W3C home > Mailing lists > Public > public-html-xml@w3.org > December 2010

Re: What problem is this task force trying to solve and why?

From: James Clark <jjc@jclark.com>
Date: Mon, 20 Dec 2010 10:56:19 +0700
Message-ID: <AANLkTikuxgw7O81Kb4vdY2BhwWAgmgJdUBT==1ohED_W@mail.gmail.com>
To: public-html-xml@w3.org
On Sat, Dec 18, 2010 at 7:49 PM, Henri Sivonen <hsivonen@iki.fi> wrote:

What problem is this task force trying to solve and why?

I understand our goal is "convergence" HTML of XML.  What would constitute
convergence? I would suggest that the best one could hope for is something
like this:

- a subset of XML (and maybe XML namespaces); for the sake of discussion,
call this "convergently well-formed XML"
- some tweaks to the HTML syntax of HTML5
- a subset of the tweaked HTML syntax of HTML5; call this "convergently
valid HTML5"
- a subset of the XML Infoset; call this the "convergent XML infoset"

such that:

- Any convergently valid HTML5 document is convergently well-formed XML
- Convergent HTML validity of a document can be defined as a combination of
convergent XML well-formedness and constraints on the convergent XML infoset
of the document
- Any valid HTML5 document can be transformed into a convergently valid
HTML5 document (possibly referencing new resources)

The idea is to make polyglot documents a solid, reliable, workable approach.
 HTML5 in the HTML syntax could be processed by XML tools like a normal XML
vocabulary, provided only that the XML tools know about the extra
constraints of convergent well-formedness.

>From this perspective, the following areas of the HTML syntax of HTML5
deserve discussion:

   1. End-tags. Valid HTML5 does not allow end-tags for "void" (always
   empty) element types. HTML5 parsers will ignore such end-tags except in one
   case (<br>).
   2. Empty-element syntax. Valid HTML5 allows empty-element syntax (<foo/>)
   only for "void" element types. If you use empty-element syntax for a non
   "void" element type, it will be treated like a normal start-tag.
   3. Comments.  HTML5 imposes restrictions on comments beyond those in
   HTML4 or XML (must not start with "-" or "->")
   4. DOCTYPE declaration. HTML5 documents have to start with a DOCTYPE
   5. xlink:href on the SVG <a> element.
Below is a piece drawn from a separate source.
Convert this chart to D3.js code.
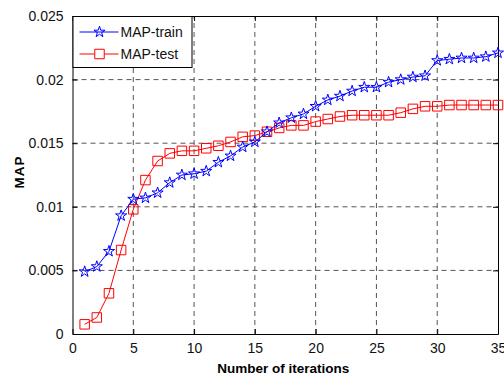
<!DOCTYPE html>
<html>
<head>
<meta charset="utf-8">
<script src="https://cdn.jsdelivr.net/npm/d3@7/dist/d3.min.js"></script>
<style>
  body { margin: 0; background: #fff; }
  text { font-family: Arial, "Liberation Sans", sans-serif; }
</style>
</head>
<body>
<script>
// iterations 1..35
const iterations = d3.range(1, 36)

// MAP curves
const mapTrain = [0.0049, 0.0053, 0.0065, 0.0093, 0.0106, 0.0107, 0.0111, 0.0119, 0.0125, 0.0126,
    0.0128, 0.0135, 0.0140, 0.0147, 0.0151, 0.0159, 0.0166, 0.0170, 0.0173, 0.0179,
    0.0184, 0.0187, 0.0191, 0.0194, 0.0194, 0.0198, 0.0200, 0.0202, 0.0203, 0.0215,
    0.0216, 0.0217, 0.0217, 0.0218, 0.0221]
const mapTest = [0.00076, 0.0013, 0.0032, 0.0066, 0.0098, 0.0121, 0.0136, 0.0142, 0.0144, 0.0144,
    0.0146, 0.0148, 0.0151, 0.0155, 0.0156, 0.0159, 0.0162, 0.0164, 0.0164, 0.0167,
    0.0169, 0.0171, 0.0172, 0.0172, 0.0172, 0.0172, 0.0174, 0.0177, 0.0179, 0.0179,
    0.0180, 0.0180, 0.0180, 0.0180, 0.0180]

const xTicks = [0, 5, 10, 15, 20, 25, 30, 35]
const yTicks = [0, 0.005, 0.01, 0.015, 0.02, 0.025]
const yTickLabels = ['0', '0.005', '0.01', '0.015', '0.02', '0.025']

const width = 504, height = 377
const margin = {left: 72.5, right: 6, top: 16, bottom: 43}

const svg = d3.select('body').append('svg').attr('width', width).attr('height', height)

const x = d3.scaleLinear().domain([0, 35]).range([margin.left, width - margin.right])
const y = d3.scaleLinear().domain([0, 0.025]).range([height - margin.bottom, margin.top])

const x0 = x.range()[0], x1 = x.range()[1], y0 = y.range()[0], y1 = y.range()[1]

// сетка
const grid = svg.append('g').attr('stroke', '#555').attr('stroke-width', 1)
    .attr('stroke-dasharray', '5,4')
grid.selectAll('.gx').data(xTicks.slice(1, -1)).join('line')
    .attr('x1', d => x(d)).attr('x2', d => x(d)).attr('y1', y0).attr('y2', y1)
grid.selectAll('.gy').data(yTicks.slice(1, -1)).join('line')
    .attr('class', 'gy')
    .attr('y1', d => y(d)).attr('y2', d => y(d)).attr('x1', x0).attr('x2', x1)

// оси, тики внутрь
const tickLen = 5
const fmtY = d => yTickLabels[yTicks.indexOf(d)]
svg.append('g').attr('transform', `translate(0,${y0})`)
    .call(d3.axisBottom(x).tickValues(xTicks).tickSize(-tickLen).tickPadding(9).tickSizeOuter(0))
svg.append('g').attr('transform', `translate(0,${y1})`)
    .call(d3.axisTop(x).tickValues(xTicks).tickSize(-tickLen).tickFormat('').tickSizeOuter(0))
svg.append('g').attr('transform', `translate(${x0},0)`)
    .call(d3.axisLeft(y).tickValues(yTicks).tickFormat(fmtY).tickSize(-tickLen).tickPadding(9).tickSizeOuter(0))
svg.append('g').attr('transform', `translate(${x1},0)`)
    .call(d3.axisRight(y).tickValues(yTicks).tickFormat('').tickSize(-tickLen).tickSizeOuter(0))

svg.selectAll('.tick text').attr('font-size', 14).attr('fill', '#111')
    .attr('font-family', 'Arial, "Liberation Sans", sans-serif')
svg.selectAll('.domain').attr('stroke', '#000')
svg.selectAll('.tick line').attr('stroke', '#000')

// подписи осей
svg.append('text').attr('x', (x0 + x1) / 2 - 2).attr('y', 373)
    .attr('text-anchor', 'middle').attr('font-size', 13.5).attr('font-weight', 'bold')
    .text('Number of iterations')
svg.append('text').attr('transform', `translate(24,172) rotate(-90)`)
    .attr('text-anchor', 'middle').attr('font-size', 13.5).attr('font-weight', 'bold')
    .attr('letter-spacing', 1)
    .text('MAP')

const star = d3.symbol().type(d3.symbolStar).size(38)
const square = d3.symbol().type(d3.symbolSquare).size(90)

const line = d3.line().x((d, i) => x(iterations[i])).y(d => y(d))

// MAP-test
svg.append('path').datum(mapTest).attr('d', line)
    .attr('fill', 'none').attr('stroke', '#ff0000').attr('stroke-width', 1)
svg.append('g').selectAll('path').data(mapTest).join('path')
    .attr('transform', (d, i) => `translate(${x(iterations[i])},${y(d)})`)
    .attr('d', square).attr('fill', 'none').attr('stroke', '#ff0000').attr('stroke-width', 1)

// MAP-train
svg.append('path').datum(mapTrain).attr('d', line)
    .attr('fill', 'none').attr('stroke', '#0000ff').attr('stroke-width', 1)
svg.append('g').selectAll('path').data(mapTrain).join('path')
    .attr('transform', (d, i) => `translate(${x(iterations[i])},${y(d)})`)
    .attr('d', star).attr('fill', 'none').attr('stroke', '#0000ff').attr('stroke-width', 1)

// легенда
const lg = svg.append('g').attr('transform', `translate(${x0},${y1})`)
lg.append('rect').attr('x', 0.5).attr('y', 0.5).attr('width', 119).attr('height', 51)
    .attr('fill', '#fff').attr('stroke', '#000')
const items = [
    {name: 'MAP-train', color: '#0000ff', sym: star},
    {name: 'MAP-test', color: '#ff0000', sym: square}
]
items.forEach((it, i) => {
    const cy = 16 + i * 22
    lg.append('line').attr('x1', 7).attr('x2', 46).attr('y1', cy).attr('y2', cy)
        .attr('stroke', it.color)
    lg.append('path').attr('d', it.sym)
        .attr('transform', `translate(27,${cy})`)
        .attr('fill', i ? '#fff' : 'none').attr('stroke', it.color)
    lg.append('text').attr('x', 48).attr('y', cy + 5).attr('font-size', 14).attr('fill', '#111')
        .text(it.name)
})
</script>
</body>
</html>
I believe this is the only case
   where critical functionality in HTML5 requires the use of namespace syntax.
   Note that HTML5 already performs certain adjustments to the names of
   attributes on SVG elements.
   6. script/style elements (I can't think of any solution better than
   relying on external script/style, but it's worth brainstorming)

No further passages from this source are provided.